In researching for this blog post, I tried to find different products that would offer a person a lifetime guarantee. I feel like that used to be a thing. A huge selling point. Alas, I could’t find many. Most pieces of merchandise now offer you a guarantee with a time limit. 1 year. 2 years. 5 years. Etc. A “limited warranty.” I guess that’s just where we are now as a society. We’ve accepted the fact that our vacuum will eventually bite the dust and our washing machine will kick the bucket. There is now an expiration date on everything we buy. We aren’t supposed to get our hopes up, because this little tag lets us know how long we can expect perfection from a product. After that date, it’s anybody’s guess when said commodity will wither and die. When did the same ideal begin to apply to marriage?

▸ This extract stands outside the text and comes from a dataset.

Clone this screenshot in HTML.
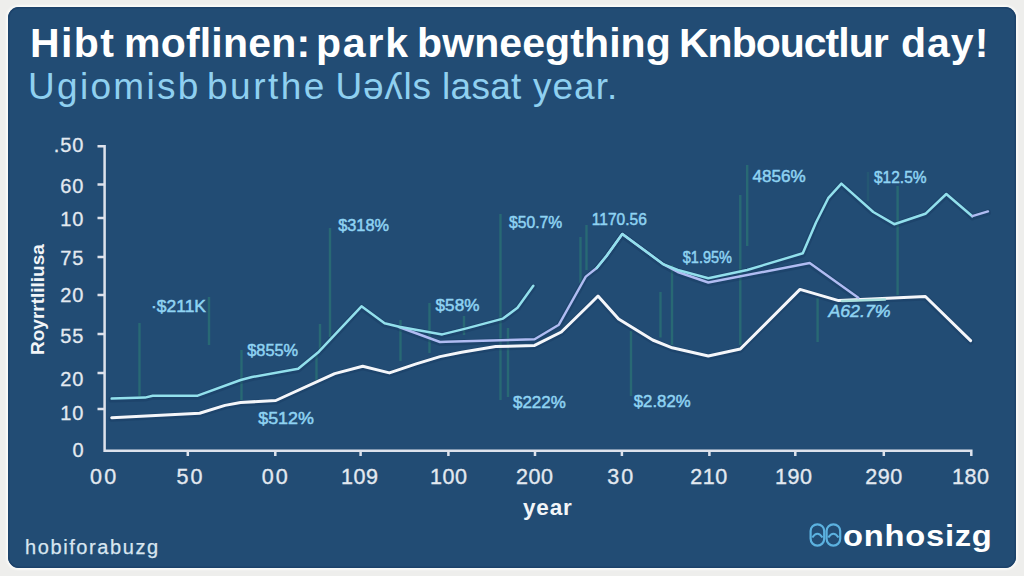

I’m blessed with a hopeful heart. But I’m also blessed with a calming sense of reality. There is a caution I possess that wasn’t there before. I want to believe that marriage can still be, and should be, a lifetime guarantee. I want to know that there are still people out there who are aware that “happily ever after” doesn’t necessarily exist, but hard work and love and respect are the attributes that will help two people endure. And I desperately want to send the message that when your belief in marriage starts to slip, you can hold on to the ultimate lifetime guarantee. God loves you. God created a beautiful plan for marriage. God will never leave the covenant he made with you. His love. His promises. His plan for you. His sacrifice for you. Your salvation. Always a lifetime guarantee.
Ephesians 1:13-14 “In Him, you also, after listening to the message of truth, the gospel of your salvation-having also believed, you were sealed in Him with the Holy Spirit of promise, who is given as a pledge of our inheritance, with a view to the redemption of God’s own possession, to the praise of His glory.”